Defense News
06/20/2011
Japan Adds Spy Bases To Watch China
By WENDELL MINNICK
TAIPEI — Japan is building signals intelligence (SIGINT) stations along the Ryukyu Island chain to monitor Chinese naval and maritime activities.
“China’s military expansion is conspicuous, and the military balance is changing in the East China Sea,” said Sumihiko Kawamura, a retired rear admiral who is deputy director of the Okazaki Institute, Tokyo. “China has been ramping up moves to expand its maritime interests, thereby intensifying friction with Japan.” The interlocking facilities will provide the country’s military with both communications intelligence (COMINT) and electronic intelligence (ELINT) capabilities.
China has intensified posturing over its territorial claims in the area, said Peter Woolley, a Japan defense specialist. Actions include overflights by Chinese surveillance aircraft and maritime intrusions by the Chinese Navy and “rogue fishing vessels,” he said.
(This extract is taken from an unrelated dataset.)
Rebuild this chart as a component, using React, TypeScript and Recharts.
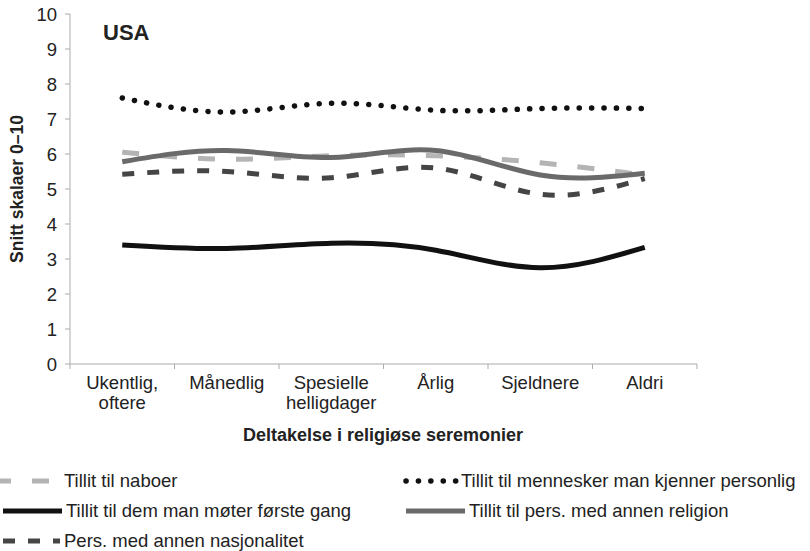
import { LineChart, Line, XAxis, YAxis } from 'recharts'

// ── Data ──────────────────────────────────────────────────────────────────────

const categories = [
  'Ukentlig,\noftere',
  'Månedlig',
  'Spesielle\nhelligdager',
  'Årlig',
  'Sjeldnere',
  'Aldri',
]

const naboer       = [6.05, 5.85, 5.95, 5.95, 5.75, 5.4]
const kjennerPers  = [7.6, 7.2, 7.45, 7.25, 7.3, 7.3]
const forsteGang   = [3.4, 3.3, 3.45, 3.25, 2.75, 3.33]
const annenRelig   = [5.78, 6.1, 5.9, 6.1, 5.4, 5.45]
const annenNasjon  = [5.42, 5.5, 5.32, 5.6, 4.85, 5.3]

const yTicks = [0, 1, 2, 3, 4, 5, 6, 7, 8, 9, 10]

const data = categories.map((cat, i) => ({
  cat,
  naboer:      naboer[i],
  kjennerPers: kjennerPers[i],
  forsteGang:  forsteGang[i],
  annenRelig:  annenRelig[i],
  annenNasjon: annenNasjon[i],
}))

// ── Layout ────────────────────────────────────────────────────────────────────

const W = 810
const H = 551
const PLOT_LEFT   = 70
const PLOT_RIGHT  = 697
const PLOT_TOP    = 14
const PLOT_BOTTOM = 364
const X_AXIS_H    = 50
const BAND = (PLOT_RIGHT - PLOT_LEFT) / categories.length

const FONT = '"Liberation Sans", Arial, sans-serif'
const AXIS = '#ababab'
const TEXT = '#222'
const FS   = 18.5

const STYLES = {
  naboer:      { stroke: '#b4b4b4', strokeWidth: 5, strokeDasharray: '17 21' },
  kjennerPers: { stroke: '#111', strokeWidth: 5.5, strokeDasharray: '0.1 12.3', strokeLinecap: 'round' as const },
  forsteGang:  { stroke: '#111', strokeWidth: 5 },
  annenRelig:  { stroke: '#6a6a6a', strokeWidth: 5 },
  annenNasjon: { stroke: '#454545', strokeWidth: 5, strokeDasharray: '12 13' },
}

// ── Custom x tick: multi-line label + tick marks between categories ─────────

function CatTick({ x, payload, index }: any) {
  const lines = String(payload.value).split('\n')
  return (
    <g>
      {index === 0 && (
        <line x1={x - BAND / 2} x2={x - BAND / 2} y1={PLOT_BOTTOM} y2={PLOT_BOTTOM + 5} stroke={AXIS} />
      )}
      <line x1={x + BAND / 2} x2={x + BAND / 2} y1={PLOT_BOTTOM} y2={PLOT_BOTTOM + 5} stroke={AXIS} />
      <text x={x} y={PLOT_BOTTOM + 25} textAnchor="middle" fontSize={FS} fontFamily={FONT} fill={TEXT}>
        {lines.map((l, i) => (
          <tspan key={i} x={x} dy={i === 0 ? 0 : 20}>{l}</tspan>
        ))}
      </text>
    </g>
  )
}

// ── Legend (drawn as overlay, Excel-style two columns) ───────────────────────

const legendItems = [
  { key: 'naboer',      label: 'Tillit til naboer',                          x: 0,   y: 481, len: 60 },
  { key: 'kjennerPers', label: 'Tillit til mennesker man kjenner personlig', x: 403, y: 481, len: 54 },
  { key: 'forsteGang',  label: 'Tillit til dem man møter første gang',       x: 0,   y: 511, len: 62 },
  { key: 'annenRelig',  label: 'Tillit til pers. med annen religion',        x: 403, y: 511, len: 62 },
  { key: 'annenNasjon', label: 'Pers. med annen nasjonalitet',               x: 0,   y: 541, len: 60 },
] as const

function Overlay() {
  return (
    <svg width={W} height={H} style={{ position: 'absolute', left: 0, top: 0, pointerEvents: 'none' }}>
      <text x={103} y={40} fontSize={22} fontWeight={700} fontFamily={FONT} fill={TEXT}>USA</text>
      <text
        x={0}
        y={0}
        transform={`translate(23, ${(PLOT_TOP + PLOT_BOTTOM) / 2}) rotate(-90)`}
        textAnchor="middle"
        fontSize={17.5}
        fontWeight={700}
        fontFamily={FONT}
        fill={TEXT}
      >
        Snitt skalaer 0–10
      </text>
      <text x={383} y={441} textAnchor="middle" fontSize={18} fontWeight={700} fontFamily={FONT} fill={TEXT}>
        Deltakelse i religiøse seremonier
      </text>

      {legendItems.map((it) => {
        const s = STYLES[it.key]
        const dashed = it.key === 'naboer'
        return (
          <g key={it.key}>
            <line
              x1={dashed ? it.x - 6 : it.x + 3}
              x2={it.x + it.len}
              y1={it.y}
              y2={it.y}
              {...s}
            />
            <text x={it.x + it.len + 4} y={it.y + 6} fontSize={FS} fontFamily={FONT} fill={TEXT}>
              {it.label}
            </text>
          </g>
        )
      })}
    </svg>
  )
}

// ── Chart ─────────────────────────────────────────────────────────────────────

export default function App() {
  return (
    <div style={{ position: 'absolute', left: 0, top: 0, width: W, height: H, background: '#fff' }}>
      <LineChart
        width={W}
        height={H}
        data={data}
        margin={{ top: PLOT_TOP, right: W - PLOT_RIGHT, bottom: H - PLOT_BOTTOM - X_AXIS_H, left: 0 }}
      >
        <XAxis
          dataKey="cat"
          scale="band"
          interval={0}
          tick={<CatTick />}
          tickLine={false}
          tickSize={0}
          tickMargin={0}
          axisLine={{ stroke: AXIS }}
          height={X_AXIS_H}
        />
        <YAxis
          type="number"
          domain={[0, 10]}
          ticks={yTicks}
          interval={0}
          width={PLOT_LEFT}
          tick={{ fontSize: FS, fontFamily: FONT, fill: TEXT }}
          tickSize={5}
          tickMargin={8}
          tickLine={{ stroke: AXIS }}
          axisLine={{ stroke: AXIS }}
        />

        <Line type="natural" dataKey="naboer"      dot={false} activeDot={false} isAnimationActive={false} {...STYLES.naboer} />
        <Line type="natural" dataKey="annenNasjon" dot={false} activeDot={false} isAnimationActive={false} {...STYLES.annenNasjon} />
        <Line type="natural" dataKey="annenRelig"  dot={false} activeDot={false} isAnimationActive={false} {...STYLES.annenRelig} />
        <Line type="natural" dataKey="kjennerPers" dot={false} activeDot={false} isAnimationActive={false} {...STYLES.kjennerPers} />
        <Line type="natural" dataKey="forsteGang"  dot={false} activeDot={false} isAnimationActive={false} {...STYLES.forsteGang} />
      </LineChart>
      <Overlay />
    </div>
  )
}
“There is bound to be friction over China’s reach,” Woolley said. “It’s just a question of when” China finally goes too far.
Tokyo was rattled earlier this month when 11 Chinese naval vessels passed between the islands of Okinawa and Miyako-jima. Defense Minister Toshimi Kitazawa said there was “serious concern” over the incident.
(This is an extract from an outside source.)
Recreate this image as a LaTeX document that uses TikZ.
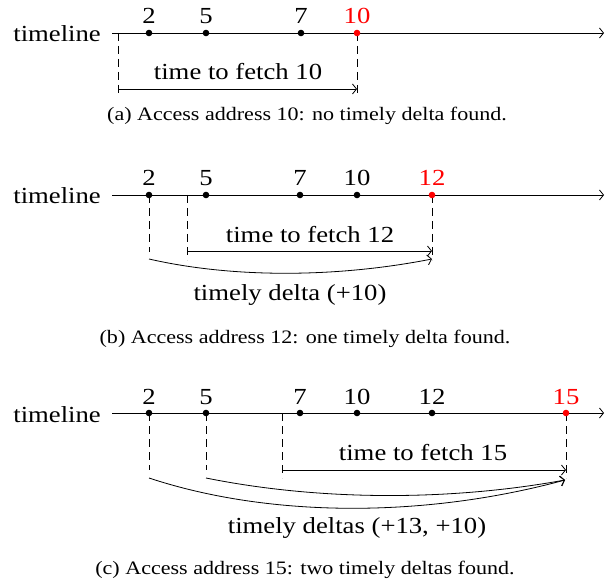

“Our country’s policy is to keep monitoring Chinese naval vessels ... and gathering information,” Kitazawa told reporters June 10.
Kawamura, the retired admiral, said Japanese fighter jets were scrambled 96 times last year, two and a half times more than in 2009. “On March 2, Japanese air force interceptors were scrambled after two Chinese Y-8 surveillance aircraft were spotted flying over the East China Sea toward the Nansei Islands [Ryukyu Islands] and approaching a point about 50 kilometers from Japanese airspace,” he said.
Tokyo began paying attention to the problem in 2000, when it ordered the military to begin expanding its SIGINT facilities on remote isolated islands on its southern flank. Of paramount concern was the possibility that China might attempt to occupy the Japanesecontrolled Senkaku Islands, which the Chinese call the Diaoyutai Islands. Taiwan also claims the islands.
Masashi Nishihara, the president of the Research Institute for Peace and Security, Tokyo, said Japan’s six-month-old National Defense Program Guidelines underlined the need for new SIGINT bases, stressing the importance of the defense of remote islands.
Japan’s new Mid-Term Defense Program, which covers 2011 to 2015, also includes the construction of new SIGINT and ELINT stations at existing air force radar stations on Seburi-yama Mountain on Kyushu Island, Fukue-jima Island and Miyako-jima Island, Kawamura said.
“These sites are favorably situated to check the military activities of China and North Korea in the East China Sea,” he said.
A Western SIGINT specialist identified the location of several of the new facilities, including an ocean surveillance site on Yonaguni Island, at the southern tip of the Ryukyu chain. This site is to be completed next year. The Yonaguni facility will be networked with other SIGINT and ELINT bases running north along the Ryukyus toward mainland Japan. Yonaguni sits 100 kilometers from Taiwan’s northeast coast, between the East China Sea and the Pacific Ocean, and 150 kilometers south of the Senkaku Islands.
This facility will work with a J/FLR-4 facility on Miyako-jima Island, 200 kilometers east of the Senkaku Islands. The Miyako-jima facility is “critically important as a forward SIGINT/ELINT station to check” Chinese naval deployment in the Pacific Ocean, Kawamura said. The J/FLR-4, activated in 2009, is a panoramic very-high-frequency (VHF), ultrahigh-frequency and super-high-frequency intercept system, the SIGINT specialist said.
To the north of Okinawa is a SIGINT and COMINT station on Kikaijima Island. In operation since 2006, it consists of a large indigenously designed, circularly disposed antenna array for VHF and high-frequency direction finding, the Western SIGINT analyst said.
Japan also has been concerned about naval movements near the waters separating southern mainland Japan and South Korea. In 2007, a J/FLR-4 station became operational on Seburi-yama Mountain.
Another J/FLR-4 base is under construction on Fukue-jima and is expected to become operational next year, the analyst said.